WHAT THIS TASK INVOLVES —
Answer with a single number: the count of lines that include the string "matplotlib".

COLLECTED DATA —
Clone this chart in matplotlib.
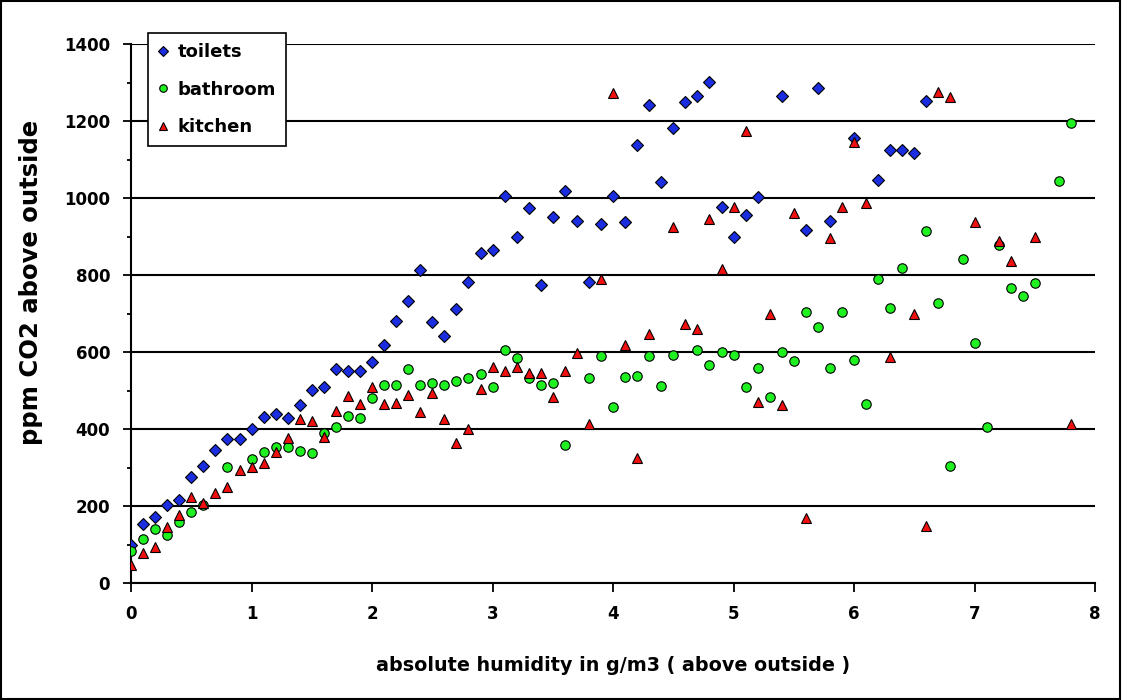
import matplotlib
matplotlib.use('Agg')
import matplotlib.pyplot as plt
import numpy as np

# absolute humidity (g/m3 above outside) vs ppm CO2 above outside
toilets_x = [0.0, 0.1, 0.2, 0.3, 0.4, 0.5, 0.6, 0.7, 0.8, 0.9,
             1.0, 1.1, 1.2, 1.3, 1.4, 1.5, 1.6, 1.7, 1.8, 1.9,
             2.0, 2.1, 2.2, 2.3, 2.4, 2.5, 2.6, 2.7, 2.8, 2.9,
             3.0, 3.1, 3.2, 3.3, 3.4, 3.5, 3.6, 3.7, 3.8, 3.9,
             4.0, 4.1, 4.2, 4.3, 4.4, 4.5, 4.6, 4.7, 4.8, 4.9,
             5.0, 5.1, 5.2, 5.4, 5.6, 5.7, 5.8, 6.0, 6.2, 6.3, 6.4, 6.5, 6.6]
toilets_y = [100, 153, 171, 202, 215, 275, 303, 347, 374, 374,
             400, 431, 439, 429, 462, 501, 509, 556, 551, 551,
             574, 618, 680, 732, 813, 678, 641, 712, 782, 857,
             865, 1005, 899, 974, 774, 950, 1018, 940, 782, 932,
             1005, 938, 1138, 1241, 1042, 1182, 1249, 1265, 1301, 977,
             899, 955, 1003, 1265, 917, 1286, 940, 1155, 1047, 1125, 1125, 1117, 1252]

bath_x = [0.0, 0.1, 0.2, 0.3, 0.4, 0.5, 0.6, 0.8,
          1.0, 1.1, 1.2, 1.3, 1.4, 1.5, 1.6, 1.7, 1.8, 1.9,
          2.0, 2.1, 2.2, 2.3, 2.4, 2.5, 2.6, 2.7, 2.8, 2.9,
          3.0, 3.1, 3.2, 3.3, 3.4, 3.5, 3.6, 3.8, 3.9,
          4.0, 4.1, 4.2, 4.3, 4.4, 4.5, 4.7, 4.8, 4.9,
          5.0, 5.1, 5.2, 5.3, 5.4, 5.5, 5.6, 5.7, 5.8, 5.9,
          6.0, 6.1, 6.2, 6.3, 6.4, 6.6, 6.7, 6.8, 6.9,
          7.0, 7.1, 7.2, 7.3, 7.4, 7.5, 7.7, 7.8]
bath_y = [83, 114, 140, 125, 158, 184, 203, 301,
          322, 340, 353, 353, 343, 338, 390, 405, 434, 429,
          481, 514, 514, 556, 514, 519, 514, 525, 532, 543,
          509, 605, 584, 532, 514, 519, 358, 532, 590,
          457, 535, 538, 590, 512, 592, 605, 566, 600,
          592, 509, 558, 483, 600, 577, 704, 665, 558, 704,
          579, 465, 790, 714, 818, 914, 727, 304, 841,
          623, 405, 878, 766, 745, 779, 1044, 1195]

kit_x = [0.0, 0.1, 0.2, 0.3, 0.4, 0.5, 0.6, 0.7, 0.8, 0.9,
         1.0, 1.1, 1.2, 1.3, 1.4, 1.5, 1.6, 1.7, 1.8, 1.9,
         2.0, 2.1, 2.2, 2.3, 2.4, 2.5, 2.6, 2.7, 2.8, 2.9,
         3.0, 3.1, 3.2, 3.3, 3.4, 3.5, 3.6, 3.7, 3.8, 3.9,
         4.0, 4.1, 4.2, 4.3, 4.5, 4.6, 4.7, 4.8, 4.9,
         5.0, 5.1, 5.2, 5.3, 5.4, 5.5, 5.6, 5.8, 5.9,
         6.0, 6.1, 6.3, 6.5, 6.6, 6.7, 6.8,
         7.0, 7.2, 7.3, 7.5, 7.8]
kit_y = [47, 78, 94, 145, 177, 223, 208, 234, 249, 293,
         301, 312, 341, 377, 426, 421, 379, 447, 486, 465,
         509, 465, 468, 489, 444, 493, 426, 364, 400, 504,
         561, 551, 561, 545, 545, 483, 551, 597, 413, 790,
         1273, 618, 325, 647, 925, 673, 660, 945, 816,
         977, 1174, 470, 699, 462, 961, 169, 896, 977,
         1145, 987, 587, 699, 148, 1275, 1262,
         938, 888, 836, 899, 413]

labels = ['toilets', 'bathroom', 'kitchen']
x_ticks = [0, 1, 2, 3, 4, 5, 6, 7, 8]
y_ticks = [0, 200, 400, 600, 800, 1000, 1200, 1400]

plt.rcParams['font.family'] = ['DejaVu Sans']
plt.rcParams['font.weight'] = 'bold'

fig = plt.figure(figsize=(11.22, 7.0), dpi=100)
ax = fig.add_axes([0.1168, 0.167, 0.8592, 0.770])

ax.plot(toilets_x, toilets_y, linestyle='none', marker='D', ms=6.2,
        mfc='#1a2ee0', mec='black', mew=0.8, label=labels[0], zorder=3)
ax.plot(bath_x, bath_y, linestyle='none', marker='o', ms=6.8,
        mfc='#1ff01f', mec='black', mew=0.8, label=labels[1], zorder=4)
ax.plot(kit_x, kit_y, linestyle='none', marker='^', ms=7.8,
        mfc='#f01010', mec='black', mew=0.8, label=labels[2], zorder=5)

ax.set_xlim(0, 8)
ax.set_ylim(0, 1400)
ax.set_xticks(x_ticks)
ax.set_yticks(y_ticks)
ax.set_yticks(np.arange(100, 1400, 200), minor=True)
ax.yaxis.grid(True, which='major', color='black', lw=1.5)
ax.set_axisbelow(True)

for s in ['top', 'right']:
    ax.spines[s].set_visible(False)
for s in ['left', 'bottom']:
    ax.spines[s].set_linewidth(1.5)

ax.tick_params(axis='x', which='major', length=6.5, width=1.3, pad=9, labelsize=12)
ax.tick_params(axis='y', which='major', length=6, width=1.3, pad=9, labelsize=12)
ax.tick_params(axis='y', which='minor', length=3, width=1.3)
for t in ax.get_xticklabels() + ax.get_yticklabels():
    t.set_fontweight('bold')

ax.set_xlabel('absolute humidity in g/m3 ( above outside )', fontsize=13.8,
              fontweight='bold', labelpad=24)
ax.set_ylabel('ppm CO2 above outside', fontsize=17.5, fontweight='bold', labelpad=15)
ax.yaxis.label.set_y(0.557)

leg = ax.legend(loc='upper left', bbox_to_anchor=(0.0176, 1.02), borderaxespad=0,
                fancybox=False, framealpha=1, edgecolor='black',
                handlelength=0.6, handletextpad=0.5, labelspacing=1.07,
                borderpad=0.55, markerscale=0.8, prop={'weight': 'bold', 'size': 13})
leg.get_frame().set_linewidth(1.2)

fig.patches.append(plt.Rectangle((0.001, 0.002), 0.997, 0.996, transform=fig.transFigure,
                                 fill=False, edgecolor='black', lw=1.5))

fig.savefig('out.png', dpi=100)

EXPECTED ANSWER —
4